▶ **Directive**
Skip the pictures and repeat each line of the data exactly.

▶ **Source excerpt**
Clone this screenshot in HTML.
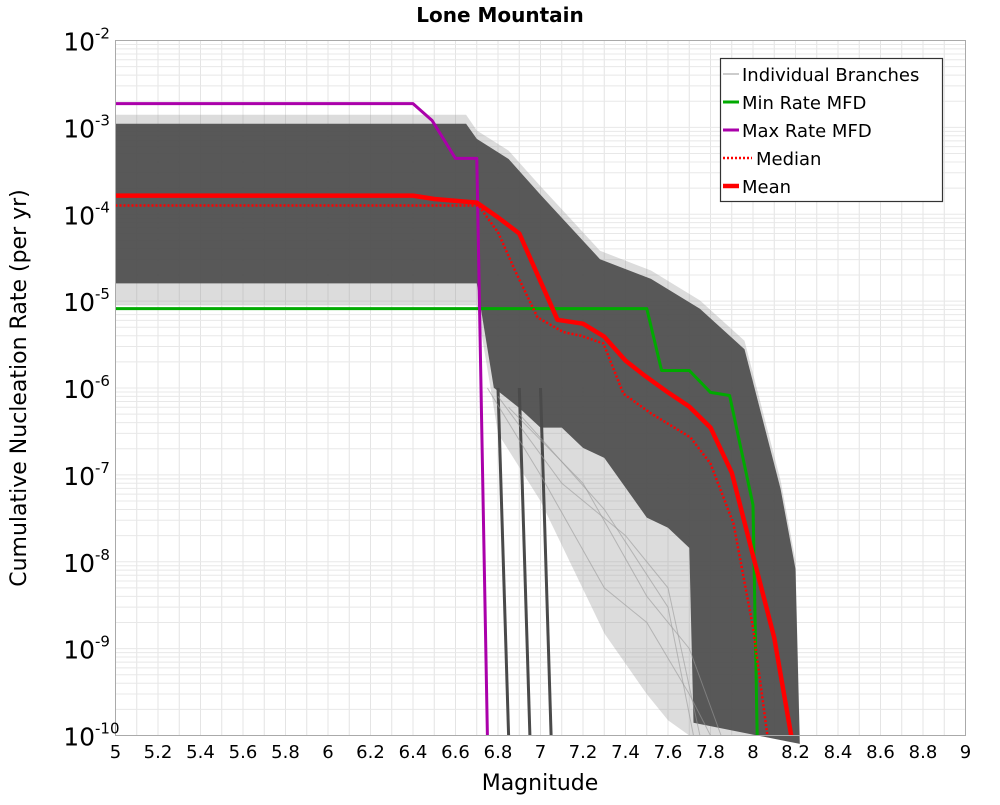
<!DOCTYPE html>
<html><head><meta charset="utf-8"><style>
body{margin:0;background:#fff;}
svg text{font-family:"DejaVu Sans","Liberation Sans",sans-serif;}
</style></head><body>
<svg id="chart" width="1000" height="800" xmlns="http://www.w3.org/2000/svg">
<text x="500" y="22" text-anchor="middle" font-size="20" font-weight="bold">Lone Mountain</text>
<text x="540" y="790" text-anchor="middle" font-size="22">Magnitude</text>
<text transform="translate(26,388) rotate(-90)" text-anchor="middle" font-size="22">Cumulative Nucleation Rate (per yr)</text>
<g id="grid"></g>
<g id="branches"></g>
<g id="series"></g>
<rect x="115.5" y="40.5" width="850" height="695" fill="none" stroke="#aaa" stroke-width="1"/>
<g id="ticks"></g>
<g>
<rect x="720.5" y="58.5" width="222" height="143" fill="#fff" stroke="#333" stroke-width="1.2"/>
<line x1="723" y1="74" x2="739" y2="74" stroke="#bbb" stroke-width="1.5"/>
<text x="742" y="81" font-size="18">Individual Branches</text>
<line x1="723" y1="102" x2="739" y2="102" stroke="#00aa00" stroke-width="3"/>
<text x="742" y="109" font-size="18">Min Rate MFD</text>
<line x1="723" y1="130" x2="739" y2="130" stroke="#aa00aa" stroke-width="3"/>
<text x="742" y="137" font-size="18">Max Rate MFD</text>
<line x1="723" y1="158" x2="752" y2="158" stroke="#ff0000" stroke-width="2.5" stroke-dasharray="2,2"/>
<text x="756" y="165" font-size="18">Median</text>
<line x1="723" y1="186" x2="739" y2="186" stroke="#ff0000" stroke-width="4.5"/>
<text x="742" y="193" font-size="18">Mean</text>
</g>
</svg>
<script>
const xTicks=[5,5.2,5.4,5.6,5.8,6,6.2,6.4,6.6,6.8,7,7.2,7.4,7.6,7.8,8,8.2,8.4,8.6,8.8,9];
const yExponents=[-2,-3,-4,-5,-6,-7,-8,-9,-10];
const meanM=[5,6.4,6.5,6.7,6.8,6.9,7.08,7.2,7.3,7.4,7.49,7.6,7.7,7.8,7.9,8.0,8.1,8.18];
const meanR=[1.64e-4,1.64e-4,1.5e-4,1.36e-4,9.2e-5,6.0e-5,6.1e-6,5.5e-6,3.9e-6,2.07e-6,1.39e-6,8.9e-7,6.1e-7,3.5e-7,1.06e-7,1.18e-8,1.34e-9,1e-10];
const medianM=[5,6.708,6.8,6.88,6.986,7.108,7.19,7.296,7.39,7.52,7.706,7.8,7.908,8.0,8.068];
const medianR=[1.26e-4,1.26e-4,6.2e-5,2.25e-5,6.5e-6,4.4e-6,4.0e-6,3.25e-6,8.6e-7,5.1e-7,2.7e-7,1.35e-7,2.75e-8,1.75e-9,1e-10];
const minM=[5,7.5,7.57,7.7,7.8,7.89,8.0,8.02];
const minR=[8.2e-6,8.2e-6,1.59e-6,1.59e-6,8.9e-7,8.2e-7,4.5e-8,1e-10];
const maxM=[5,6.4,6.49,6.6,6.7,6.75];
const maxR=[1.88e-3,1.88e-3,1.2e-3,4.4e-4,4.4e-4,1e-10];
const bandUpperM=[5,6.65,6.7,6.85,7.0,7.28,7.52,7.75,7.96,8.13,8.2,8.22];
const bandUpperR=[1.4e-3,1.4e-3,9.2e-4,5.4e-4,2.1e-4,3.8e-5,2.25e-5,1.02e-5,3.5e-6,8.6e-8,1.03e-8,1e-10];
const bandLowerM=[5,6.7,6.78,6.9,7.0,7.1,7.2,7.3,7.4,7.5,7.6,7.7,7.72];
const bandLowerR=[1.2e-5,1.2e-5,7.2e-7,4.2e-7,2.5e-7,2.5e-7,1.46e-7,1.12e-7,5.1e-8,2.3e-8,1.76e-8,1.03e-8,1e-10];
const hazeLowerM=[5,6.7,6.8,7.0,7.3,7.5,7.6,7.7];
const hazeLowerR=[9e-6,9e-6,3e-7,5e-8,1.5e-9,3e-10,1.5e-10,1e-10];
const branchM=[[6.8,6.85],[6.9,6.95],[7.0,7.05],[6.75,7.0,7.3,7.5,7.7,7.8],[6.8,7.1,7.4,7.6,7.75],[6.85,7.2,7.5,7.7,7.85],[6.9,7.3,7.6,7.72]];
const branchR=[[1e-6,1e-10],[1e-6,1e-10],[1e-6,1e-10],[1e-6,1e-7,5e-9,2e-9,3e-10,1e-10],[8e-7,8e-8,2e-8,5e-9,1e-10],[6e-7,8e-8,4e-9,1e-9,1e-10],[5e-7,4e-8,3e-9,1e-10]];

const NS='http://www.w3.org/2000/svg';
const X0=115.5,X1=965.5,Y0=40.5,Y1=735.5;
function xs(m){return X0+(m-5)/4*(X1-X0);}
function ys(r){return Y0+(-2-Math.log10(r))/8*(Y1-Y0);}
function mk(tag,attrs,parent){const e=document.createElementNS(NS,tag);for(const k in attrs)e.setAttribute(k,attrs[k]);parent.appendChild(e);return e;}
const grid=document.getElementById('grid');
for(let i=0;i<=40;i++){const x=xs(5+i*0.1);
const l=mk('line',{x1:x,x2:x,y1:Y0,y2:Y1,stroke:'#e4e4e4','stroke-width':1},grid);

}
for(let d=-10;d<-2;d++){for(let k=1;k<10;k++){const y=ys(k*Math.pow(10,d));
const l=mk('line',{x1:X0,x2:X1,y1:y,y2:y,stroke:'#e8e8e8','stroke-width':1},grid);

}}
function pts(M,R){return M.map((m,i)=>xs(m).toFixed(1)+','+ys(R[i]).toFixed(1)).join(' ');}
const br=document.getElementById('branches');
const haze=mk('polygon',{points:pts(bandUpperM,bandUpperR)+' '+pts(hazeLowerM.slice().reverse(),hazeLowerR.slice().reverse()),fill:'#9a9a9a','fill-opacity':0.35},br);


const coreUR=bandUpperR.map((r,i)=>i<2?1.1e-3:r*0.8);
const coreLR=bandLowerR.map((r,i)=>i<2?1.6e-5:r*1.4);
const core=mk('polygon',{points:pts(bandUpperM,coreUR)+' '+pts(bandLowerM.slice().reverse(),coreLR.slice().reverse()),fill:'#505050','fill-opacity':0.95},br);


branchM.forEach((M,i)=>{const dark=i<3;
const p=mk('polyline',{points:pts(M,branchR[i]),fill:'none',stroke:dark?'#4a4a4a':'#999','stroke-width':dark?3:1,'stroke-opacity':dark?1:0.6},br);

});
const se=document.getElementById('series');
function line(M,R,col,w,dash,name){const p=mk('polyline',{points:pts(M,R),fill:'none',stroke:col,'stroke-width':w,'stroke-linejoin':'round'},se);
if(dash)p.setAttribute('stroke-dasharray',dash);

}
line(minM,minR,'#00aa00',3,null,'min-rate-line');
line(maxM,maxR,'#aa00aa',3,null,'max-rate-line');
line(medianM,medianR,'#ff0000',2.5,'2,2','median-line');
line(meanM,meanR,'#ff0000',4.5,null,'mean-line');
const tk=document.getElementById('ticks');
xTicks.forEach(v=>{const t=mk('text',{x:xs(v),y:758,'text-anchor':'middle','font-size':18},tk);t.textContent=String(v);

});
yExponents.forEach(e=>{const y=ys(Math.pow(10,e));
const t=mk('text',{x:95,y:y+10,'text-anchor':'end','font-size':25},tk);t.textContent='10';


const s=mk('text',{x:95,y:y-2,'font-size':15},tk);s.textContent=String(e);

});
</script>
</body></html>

▶ **The solution**
Clone this screenshot in HTML.
<!DOCTYPE html>
<html><head><meta charset="utf-8"><style>
body{margin:0;background:#fff;}
svg text{font-family:"DejaVu Sans","Liberation Sans",sans-serif;}
</style></head><body>
<svg id="chart" width="1000" height="800" xmlns="http://www.w3.org/2000/svg">
<text x="500" y="22" text-anchor="middle" font-size="20" font-weight="bold">Lone Mountain</text>
<text x="540" y="790" text-anchor="middle" font-size="22">Magnitude</text>
<text transform="translate(26,388) rotate(-90)" text-anchor="middle" font-size="22">Cumulative Nucleation Rate (per yr)</text>
<g id="grid"></g>
<g id="branches"></g>
<g id="series"></g>
<rect x="115.5" y="40.5" width="850" height="695" fill="none" stroke="#aaa" stroke-width="1"/>
<g id="ticks"></g>
<g>
<rect x="720.5" y="58.5" width="222" height="143" fill="#fff" stroke="#333" stroke-width="1.2"/>
<line x1="723" y1="74" x2="739" y2="74" stroke="#bbb" stroke-width="1.5"/>
<text x="742" y="81" font-size="18">Individual Branches</text>
<line x1="723" y1="102" x2="739" y2="102" stroke="#00aa00" stroke-width="3"/>
<text x="742" y="109" font-size="18">Min Rate MFD</text>
<line x1="723" y1="130" x2="739" y2="130" stroke="#aa00aa" stroke-width="3"/>
<text x="742" y="137" font-size="18">Max Rate MFD</text>
<line x1="723" y1="158" x2="752" y2="158" stroke="#ff0000" stroke-width="2.5" stroke-dasharray="2,2"/>
<text x="756" y="165" font-size="18">Median</text>
<line x1="723" y1="186" x2="739" y2="186" stroke="#ff0000" stroke-width="4.5"/>
<text x="742" y="193" font-size="18">Mean</text>
</g>
</svg>
<script>
const xTicks=[5,5.2,5.4,5.6,5.8,6,6.2,6.4,6.6,6.8,7,7.2,7.4,7.6,7.8,8,8.2,8.4,8.6,8.8,9];
const yExponents=[-2,-3,-4,-5,-6,-7,-8,-9,-10];
const meanM=[5,6.4,6.5,6.7,6.8,6.9,7.08,7.2,7.3,7.4,7.49,7.6,7.7,7.8,7.9,8.0,8.1,8.18];
const meanR=[1.64e-4,1.64e-4,1.5e-4,1.36e-4,9.2e-5,6.0e-5,6.1e-6,5.5e-6,3.9e-6,2.07e-6,1.39e-6,8.9e-7,6.1e-7,3.5e-7,1.06e-7,1.18e-8,1.34e-9,1e-10];
const medianM=[5,6.708,6.8,6.88,6.986,7.108,7.19,7.296,7.39,7.52,7.706,7.8,7.908,8.0,8.068];
const medianR=[1.26e-4,1.26e-4,6.2e-5,2.25e-5,6.5e-6,4.4e-6,4.0e-6,3.25e-6,8.6e-7,5.1e-7,2.7e-7,1.35e-7,2.75e-8,1.75e-9,1e-10];
const minM=[5,7.5,7.57,7.7,7.8,7.89,8.0,8.02];
const minR=[8.2e-6,8.2e-6,1.59e-6,1.59e-6,8.9e-7,8.2e-7,4.5e-8,1e-10];
const maxM=[5,6.4,6.49,6.6,6.7,6.75];
const maxR=[1.88e-3,1.88e-3,1.2e-3,4.4e-4,4.4e-4,1e-10];
const bandUpperM=[5,6.65,6.7,6.85,7.0,7.28,7.52,7.75,7.96,8.13,8.2,8.22];
const bandUpperR=[1.4e-3,1.4e-3,9.2e-4,5.4e-4,2.1e-4,3.8e-5,2.25e-5,1.02e-5,3.5e-6,8.6e-8,1.03e-8,1e-10];
const bandLowerM=[5,6.7,6.78,6.9,7.0,7.1,7.2,7.3,7.4,7.5,7.6,7.7,7.72];
const bandLowerR=[1.2e-5,1.2e-5,7.2e-7,4.2e-7,2.5e-7,2.5e-7,1.46e-7,1.12e-7,5.1e-8,2.3e-8,1.76e-8,1.03e-8,1e-10];
const hazeLowerM=[5,6.7,6.8,7.0,7.3,7.5,7.6,7.7];
const hazeLowerR=[9e-6,9e-6,3e-7,5e-8,1.5e-9,3e-10,1.5e-10,1e-10];
const branchM=[[6.8,6.85],[6.9,6.95],[7.0,7.05],[6.75,7.0,7.3,7.5,7.7,7.8],[6.8,7.1,7.4,7.6,7.75],[6.85,7.2,7.5,7.7,7.85],[6.9,7.3,7.6,7.72]];
const branchR=[[1e-6,1e-10],[1e-6,1e-10],[1e-6,1e-10],[1e-6,1e-7,5e-9,2e-9,3e-10,1e-10],[8e-7,8e-8,2e-8,5e-9,1e-10],[6e-7,8e-8,4e-9,1e-9,1e-10],[5e-7,4e-8,3e-9,1e-10]];

const NS='http://www.w3.org/2000/svg';
const X0=115.5,X1=965.5,Y0=40.5,Y1=735.5;
function xs(m){return X0+(m-5)/4*(X1-X0);}
function ys(r){return Y0+(-2-Math.log10(r))/8*(Y1-Y0);}
function mk(tag,attrs,parent){const e=document.createElementNS(NS,tag);for(const k in attrs)e.setAttribute(k,attrs[k]);parent.appendChild(e);return e;}
const grid=document.getElementById('grid');
for(let i=0;i<=40;i++){const x=xs(5+i*0.1);
const l=mk('line',{x1:x,x2:x,y1:Y0,y2:Y1,stroke:'#e4e4e4','stroke-width':1},grid);

}
for(let d=-10;d<-2;d++){for(let k=1;k<10;k++){const y=ys(k*Math.pow(10,d));
const l=mk('line',{x1:X0,x2:X1,y1:y,y2:y,stroke:'#e8e8e8','stroke-width':1},grid);

}}
function pts(M,R){return M.map((m,i)=>xs(m).toFixed(1)+','+ys(R[i]).toFixed(1)).join(' ');}
const br=document.getElementById('branches');
const haze=mk('polygon',{points:pts(bandUpperM,bandUpperR)+' '+pts(hazeLowerM.slice().reverse(),hazeLowerR.slice().reverse()),fill:'#9a9a9a','fill-opacity':0.35},br);


const coreUR=bandUpperR.map((r,i)=>i<2?1.1e-3:r*0.8);
const coreLR=bandLowerR.map((r,i)=>i<2?1.6e-5:r*1.4);
const core=mk('polygon',{points:pts(bandUpperM,coreUR)+' '+pts(bandLowerM.slice().reverse(),coreLR.slice().reverse()),fill:'#505050','fill-opacity':0.95},br);


branchM.forEach((M,i)=>{const dark=i<3;
const p=mk('polyline',{points:pts(M,branchR[i]),fill:'none',stroke:dark?'#4a4a4a':'#999','stroke-width':dark?3:1,'stroke-opacity':dark?1:0.6},br);

});
const se=document.getElementById('series');
function line(M,R,col,w,dash,name){const p=mk('polyline',{points:pts(M,R),fill:'none',stroke:col,'stroke-width':w,'stroke-linejoin':'round'},se);
if(dash)p.setAttribute('stroke-dasharray',dash);

}
line(minM,minR,'#00aa00',3,null,'min-rate-line');
line(maxM,maxR,'#aa00aa',3,null,'max-rate-line');
line(medianM,medianR,'#ff0000',2.5,'2,2','median-line');
line(meanM,meanR,'#ff0000',4.5,null,'mean-line');
const tk=document.getElementById('ticks');
xTicks.forEach(v=>{const t=mk('text',{x:xs(v),y:758,'text-anchor':'middle','font-size':18},tk);t.textContent=String(v);

});
yExponents.forEach(e=>{const y=ys(Math.pow(10,e));
const t=mk('text',{x:95,y:y+10,'text-anchor':'end','font-size':25},tk);t.textContent='10';


const s=mk('text',{x:95,y:y-2,'font-size':15},tk);s.textContent=String(e);

});
</script>
</body></html>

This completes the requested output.